Навсегда запомнился мне мой визит к Красину за три дня до его смерти. Леонид Борисович лежал, глаза были закрыты, руки вытянуты вдоль тела. Только легкое дыхание, которое можно было слышать, нагнувшись к груди, свидетельствовало о том, что борьба между жизнью и смертью еще продолжается. Вдруг Красин пошевелился, открыл глаза и, глядя куда-то вверх, вполголоса произнес:
- С болезнью надо бороться твердо, упорно, по-большевистски!
Потом этот неожиданный всплеск жизни погас, глаза закрылись, лицо вновь стало неподвижным.

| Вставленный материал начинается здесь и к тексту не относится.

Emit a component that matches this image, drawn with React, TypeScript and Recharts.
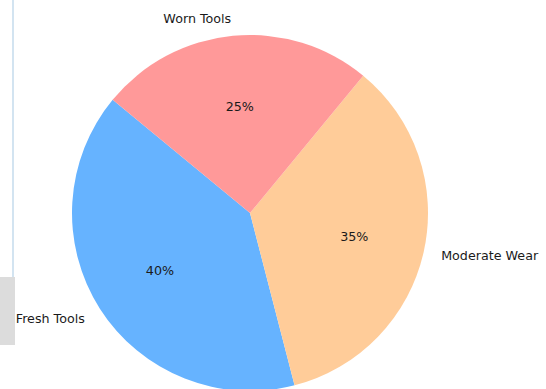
import { Cell, Pie, PieChart } from 'recharts'

const CATEGORIES = ['Fresh Tools', 'Moderate Wear', 'Worn Tools']
const SHARES = [40, 35, 25]
const COLORS = ['#66b3ff', '#ffcc99', '#ff9999']

const data = CATEGORIES.map((name, i) => ({ name, value: SHARES[i] }))

const RAD = Math.PI / 180
const FONT = '"DejaVu Sans", sans-serif'

function SliceLabel(props: any) {
  const { cx, cy, midAngle, outerRadius, percent, name } = props
  const cos = Math.cos(-midAngle * RAD)
  const sin = Math.sin(-midAngle * RAD)
  const nx = cx + outerRadius * 1.1 * cos
  const ny = cy + outerRadius * 1.1 * sin
  const px = cx + outerRadius * 0.6 * cos
  const py = cy + outerRadius * 0.6 * sin

  return (
    <g>
      <text
        x={nx}
        y={ny}
        textAnchor={cos > 0 ? 'start' : 'end'}
        dominantBaseline="central"
        fill="#1a1a1a"
        fontSize={12.7}
        fontFamily={FONT}
      >
        {name}
      </text>
      <text
        x={px}
        y={py}
        textAnchor="middle"
        dominantBaseline="central"
        fill="#1a1a1a"
        fontSize={12.7}
        fontFamily={FONT}
      >
        {`${Math.round(percent * 100)}%`}
      </text>
    </g>
  )
}

export default function App() {
  return (
    <div
      style={{
        position: 'absolute',
        left: 0,
        top: 0,
        width: 546,
        height: 389,
        background: '#fff',
        overflow: 'hidden',
      }}
    >
      {/* leftover bits from the page behind the chart */}
      <div
        style={{
          position: 'absolute',
          left: 12,
          top: 0,
          width: 2,
          height: 277,
          background: '#d3e4f1',
        }}
      />
      <div
        style={{
          position: 'absolute',
          left: 0,
          top: 277,
          width: 15,
          height: 68,
          background: '#dcdcdc',
        }}
      />
      <div style={{ position: 'absolute', left: 0, top: 0 }}>
        <PieChart
          width={546}
          height={389}
          margin={{ top: 0, right: 0, bottom: 0, left: 0 }}
        >
          <Pie
            data={data}
            dataKey="value"
            nameKey="name"
            cx={250}
            cy={213}
            outerRadius={178}
            startAngle={140.5}
            endAngle={500.5}
            stroke="none"
            labelLine={false}
            label={SliceLabel}
            isAnimationActive={false}
          >
            {data.map((entry, i) => (
              <Cell key={entry.name} fill={COLORS[i]} />
            ))}
          </Pie>
        </PieChart>
      </div>
    </div>
  )
}
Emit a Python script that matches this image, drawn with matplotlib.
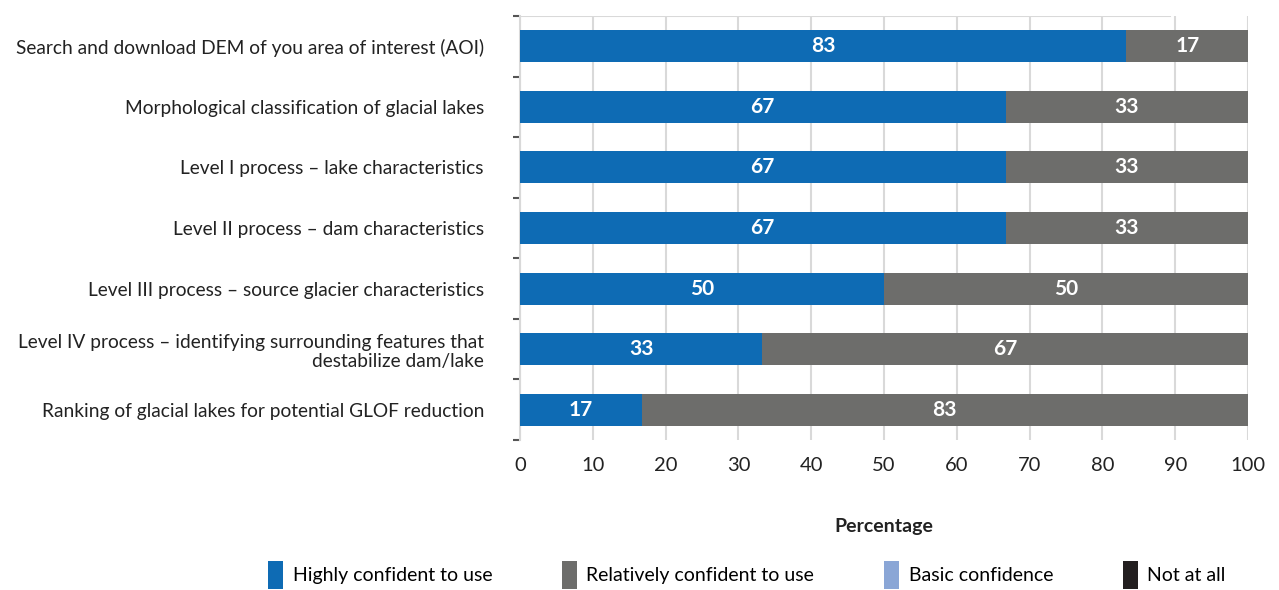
import matplotlib.pyplot as plt
import numpy as np

plt.rcParams['font.family'] = ['Lato', 'DejaVu Sans']

tasks = [
    "Search and download DEM of you area of interest (AOI)",
    "Morphological classification of glacial lakes",
    "Level I process \u2013 lake characteristics",
    "Level II process \u2013 dam characteristics",
    "Level III process \u2013 source glacier characteristics",
    "Level IV process \u2013 identifying surrounding features that\ndestabilize dam/lake",
    "Ranking of glacial lakes for potential GLOF reduction",
]
highly = [83.3, 66.7, 66.7, 66.7, 50.0, 33.3, 16.7]
relatively = [16.7, 33.3, 33.3, 33.3, 50.0, 66.7, 83.3]
basic = [0, 0, 0, 0, 0, 0, 0]
not_at_all = [0, 0, 0, 0, 0, 0, 0]

series = [
    ("Highly confident to use", highly, "#0e6bb4"),
    ("Relatively confident to use", relatively, "#6d6d6b"),
    ("Basic confidence", basic, "#8aa6d6"),
    ("Not at all", not_at_all, "#231f20"),
]

fig = plt.figure(figsize=(12.79, 5.90), dpi=100)
ax = fig.add_axes([520 / 1279, 1 - 440 / 590, 728 / 1279, 424 / 590])

y = np.arange(len(tasks))
left = np.zeros(len(tasks))
for name, vals, col in series:
    vals = np.array(vals, dtype=float)
    bars = ax.barh(y, vals, left=left, height=0.53, color=col, label=name, zorder=3)
    for b, v in zip(bars, vals):
        if v > 0:
            ax.text(b.get_x() + b.get_width() / 2, b.get_y() + b.get_height() / 2,
                    f"{v:.0f}", ha="center", va="center", color="white",
                    fontsize=15, fontweight="bold", zorder=4)
    left += vals

ax.set_xlim(0, 100)
ax.set_ylim(len(tasks) - 0.5, -0.5)
ax.set_xticks(np.arange(0, 101, 10))
ax.tick_params(axis="x", length=0, labelsize=14.5, pad=12, colors="#222222")
ax.set_yticks(y)
ax.set_yticklabels(tasks, fontsize=13.8, color="#222222")
ax.tick_params(axis="y", length=0, pad=26)
ax.set_yticks(np.arange(-0.5, len(tasks), 1), minor=True)
ax.tick_params(axis="y", which="minor", length=5, width=1.5, color="#555555", direction="out")

ax.grid(axis="x", color="#d9d9d9", linewidth=1.5, zorder=0)
for s in ["top", "right", "bottom"]:
    ax.spines[s].set_visible(False)
ax.spines["left"].set_color("#d9d9d9")
ax.spines["left"].set_linewidth(1.5)
ax.axhline(-0.5, xmax=0.893, color="#d9d9d9", linewidth=1.5, zorder=1)

ax.set_xlabel("Percentage", fontsize=14, fontweight="bold", labelpad=32, color="#222222")

handles, labels = ax.get_legend_handles_labels()
fig.legend(handles, labels, loc="center", bbox_to_anchor=(747 / 1279, 1 - 575 / 590),
           ncol=4, frameon=False, fontsize=14, handlelength=0.75, handleheight=1.9,
           handletextpad=0.5, columnspacing=3.6)

fig.savefig("out.png", dpi=100)
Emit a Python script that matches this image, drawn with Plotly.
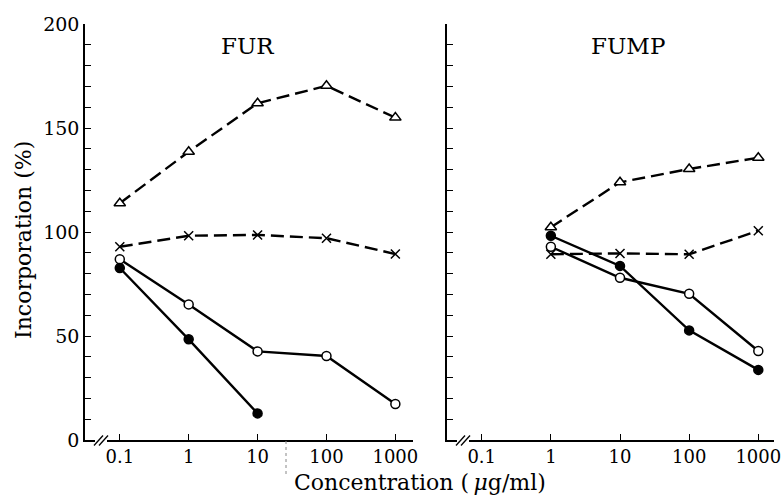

Но как характерно: на грани смерти Красин все еще думал о борьбе за жизнь!
Три дня спустя, 24 ноября 1926 г., Красина не стало.
Хоронили мы Красина по-советски. Это были первые похороны подобного рода в Англии. В главном зале полпредства стоял гроб. Кругом венки, цветы много цветов. На строгом черном костюме полпреда ярко выделялась снежно-белая борода (он сильно поседел за время болезни). Печать какого-то особого благородства лежала на похудевшем лице. Сотрудники полпредства, члены советской колонии в Лондоне несли почетный караул у гроба. Приходили и англичане, чтобы принять участие в карауле. Многим из них понравилась эта непривычная церемония большевиков. Из соседнего зала доносилась слегка приглушенная музыка чарующих траурных маршей Чайковского, Бетховена, Шопена, Мендельсона. Длинная цепочка людей - мужчин, женщин, детей, рабочих, служащих, представителей культуры и искусства Англии - проходила мимо гроба, склоняя головы перед полпредом СССР. Все вместе взятое создавало атмосферу величавой горести и глубокого уважения к усопшему.
Но не только в стенах советского полпредства переживали тяжесть утраты. Исполком лейбористской партии и Генсовет тред-юнионов выразили глубокое соболезнование по случаю смерти Красина, и видный член парламента Д. М. Клайнес сказал: "Это трагический и безвременный конец большого общественного деятеля. Наша страна и Россия - обе понесли тяжелую утрату. Я уверен, что, если бы Красин остался среди нас, его выдающееся дипломатическое искусство и его деловые способности обеспечили бы урегулирование по крайней мере некоторых разногласий между Англией и Россией".